§ **Source data**:
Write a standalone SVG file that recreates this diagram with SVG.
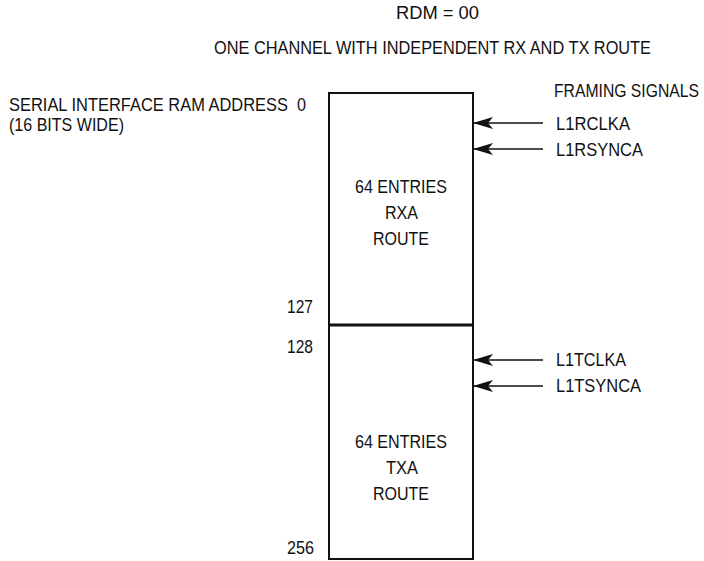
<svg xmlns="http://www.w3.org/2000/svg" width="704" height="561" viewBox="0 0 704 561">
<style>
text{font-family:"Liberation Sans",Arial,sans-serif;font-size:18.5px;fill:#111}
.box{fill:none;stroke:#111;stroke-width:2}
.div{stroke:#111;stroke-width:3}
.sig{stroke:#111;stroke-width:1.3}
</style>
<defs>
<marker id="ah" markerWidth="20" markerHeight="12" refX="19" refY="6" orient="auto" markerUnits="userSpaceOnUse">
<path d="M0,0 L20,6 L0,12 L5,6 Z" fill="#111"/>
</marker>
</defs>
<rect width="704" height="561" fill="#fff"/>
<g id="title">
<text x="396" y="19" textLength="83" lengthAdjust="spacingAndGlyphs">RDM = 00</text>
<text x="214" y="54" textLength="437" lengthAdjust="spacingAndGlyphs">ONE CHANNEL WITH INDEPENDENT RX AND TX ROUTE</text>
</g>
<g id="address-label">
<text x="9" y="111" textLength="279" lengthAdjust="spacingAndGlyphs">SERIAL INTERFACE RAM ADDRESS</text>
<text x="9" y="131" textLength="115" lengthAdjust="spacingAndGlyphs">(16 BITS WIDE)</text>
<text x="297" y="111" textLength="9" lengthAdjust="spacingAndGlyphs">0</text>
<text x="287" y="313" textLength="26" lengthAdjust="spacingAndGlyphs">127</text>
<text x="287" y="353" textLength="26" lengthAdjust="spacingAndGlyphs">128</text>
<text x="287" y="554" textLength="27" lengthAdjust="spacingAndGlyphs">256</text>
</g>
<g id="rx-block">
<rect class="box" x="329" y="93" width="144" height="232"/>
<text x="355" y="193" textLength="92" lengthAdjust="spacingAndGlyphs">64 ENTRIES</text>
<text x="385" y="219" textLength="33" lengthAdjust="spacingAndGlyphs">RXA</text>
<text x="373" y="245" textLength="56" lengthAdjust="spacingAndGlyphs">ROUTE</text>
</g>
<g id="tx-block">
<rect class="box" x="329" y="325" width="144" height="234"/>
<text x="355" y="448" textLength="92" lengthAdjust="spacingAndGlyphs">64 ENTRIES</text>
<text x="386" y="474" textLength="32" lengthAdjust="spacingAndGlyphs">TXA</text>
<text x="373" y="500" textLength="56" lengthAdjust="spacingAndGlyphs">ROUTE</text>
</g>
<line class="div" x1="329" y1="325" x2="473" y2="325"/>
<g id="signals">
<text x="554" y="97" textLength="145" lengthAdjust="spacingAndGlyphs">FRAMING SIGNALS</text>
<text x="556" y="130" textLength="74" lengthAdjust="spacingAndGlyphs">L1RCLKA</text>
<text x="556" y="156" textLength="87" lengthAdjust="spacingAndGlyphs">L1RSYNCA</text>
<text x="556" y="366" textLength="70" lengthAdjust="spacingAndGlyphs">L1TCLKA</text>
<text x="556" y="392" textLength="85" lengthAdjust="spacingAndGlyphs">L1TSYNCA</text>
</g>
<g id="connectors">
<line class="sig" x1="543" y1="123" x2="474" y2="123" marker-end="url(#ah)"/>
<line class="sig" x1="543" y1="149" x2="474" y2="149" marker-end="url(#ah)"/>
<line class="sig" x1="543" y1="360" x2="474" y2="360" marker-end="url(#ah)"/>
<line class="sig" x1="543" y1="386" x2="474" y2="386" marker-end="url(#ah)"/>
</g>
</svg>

§ **What to do**:
Reproduce the whole listing above word for word, but not its pictures.

§ **The response**:
Write a standalone SVG file that recreates this diagram with SVG.
<svg xmlns="http://www.w3.org/2000/svg" width="704" height="561" viewBox="0 0 704 561">
<style>
text{font-family:"Liberation Sans",Arial,sans-serif;font-size:18.5px;fill:#111}
.box{fill:none;stroke:#111;stroke-width:2}
.div{stroke:#111;stroke-width:3}
.sig{stroke:#111;stroke-width:1.3}
</style>
<defs>
<marker id="ah" markerWidth="20" markerHeight="12" refX="19" refY="6" orient="auto" markerUnits="userSpaceOnUse">
<path d="M0,0 L20,6 L0,12 L5,6 Z" fill="#111"/>
</marker>
</defs>
<rect width="704" height="561" fill="#fff"/>
<g id="title">
<text x="396" y="19" textLength="83" lengthAdjust="spacingAndGlyphs">RDM = 00</text>
<text x="214" y="54" textLength="437" lengthAdjust="spacingAndGlyphs">ONE CHANNEL WITH INDEPENDENT RX AND TX ROUTE</text>
</g>
<g id="address-label">
<text x="9" y="111" textLength="279" lengthAdjust="spacingAndGlyphs">SERIAL INTERFACE RAM ADDRESS</text>
<text x="9" y="131" textLength="115" lengthAdjust="spacingAndGlyphs">(16 BITS WIDE)</text>
<text x="297" y="111" textLength="9" lengthAdjust="spacingAndGlyphs">0</text>
<text x="287" y="313" textLength="26" lengthAdjust="spacingAndGlyphs">127</text>
<text x="287" y="353" textLength="26" lengthAdjust="spacingAndGlyphs">128</text>
<text x="287" y="554" textLength="27" lengthAdjust="spacingAndGlyphs">256</text>
</g>
<g id="rx-block">
<rect class="box" x="329" y="93" width="144" height="232"/>
<text x="355" y="193" textLength="92" lengthAdjust="spacingAndGlyphs">64 ENTRIES</text>
<text x="385" y="219" textLength="33" lengthAdjust="spacingAndGlyphs">RXA</text>
<text x="373" y="245" textLength="56" lengthAdjust="spacingAndGlyphs">ROUTE</text>
</g>
<g id="tx-block">
<rect class="box" x="329" y="325" width="144" height="234"/>
<text x="355" y="448" textLength="92" lengthAdjust="spacingAndGlyphs">64 ENTRIES</text>
<text x="386" y="474" textLength="32" lengthAdjust="spacingAndGlyphs">TXA</text>
<text x="373" y="500" textLength="56" lengthAdjust="spacingAndGlyphs">ROUTE</text>
</g>
<line class="div" x1="329" y1="325" x2="473" y2="325"/>
<g id="signals">
<text x="554" y="97" textLength="145" lengthAdjust="spacingAndGlyphs">FRAMING SIGNALS</text>
<text x="556" y="130" textLength="74" lengthAdjust="spacingAndGlyphs">L1RCLKA</text>
<text x="556" y="156" textLength="87" lengthAdjust="spacingAndGlyphs">L1RSYNCA</text>
<text x="556" y="366" textLength="70" lengthAdjust="spacingAndGlyphs">L1TCLKA</text>
<text x="556" y="392" textLength="85" lengthAdjust="spacingAndGlyphs">L1TSYNCA</text>
</g>
<g id="connectors">
<line class="sig" x1="543" y1="123" x2="474" y2="123" marker-end="url(#ah)"/>
<line class="sig" x1="543" y1="149" x2="474" y2="149" marker-end="url(#ah)"/>
<line class="sig" x1="543" y1="360" x2="474" y2="360" marker-end="url(#ah)"/>
<line class="sig" x1="543" y1="386" x2="474" y2="386" marker-end="url(#ah)"/>
</g>
</svg>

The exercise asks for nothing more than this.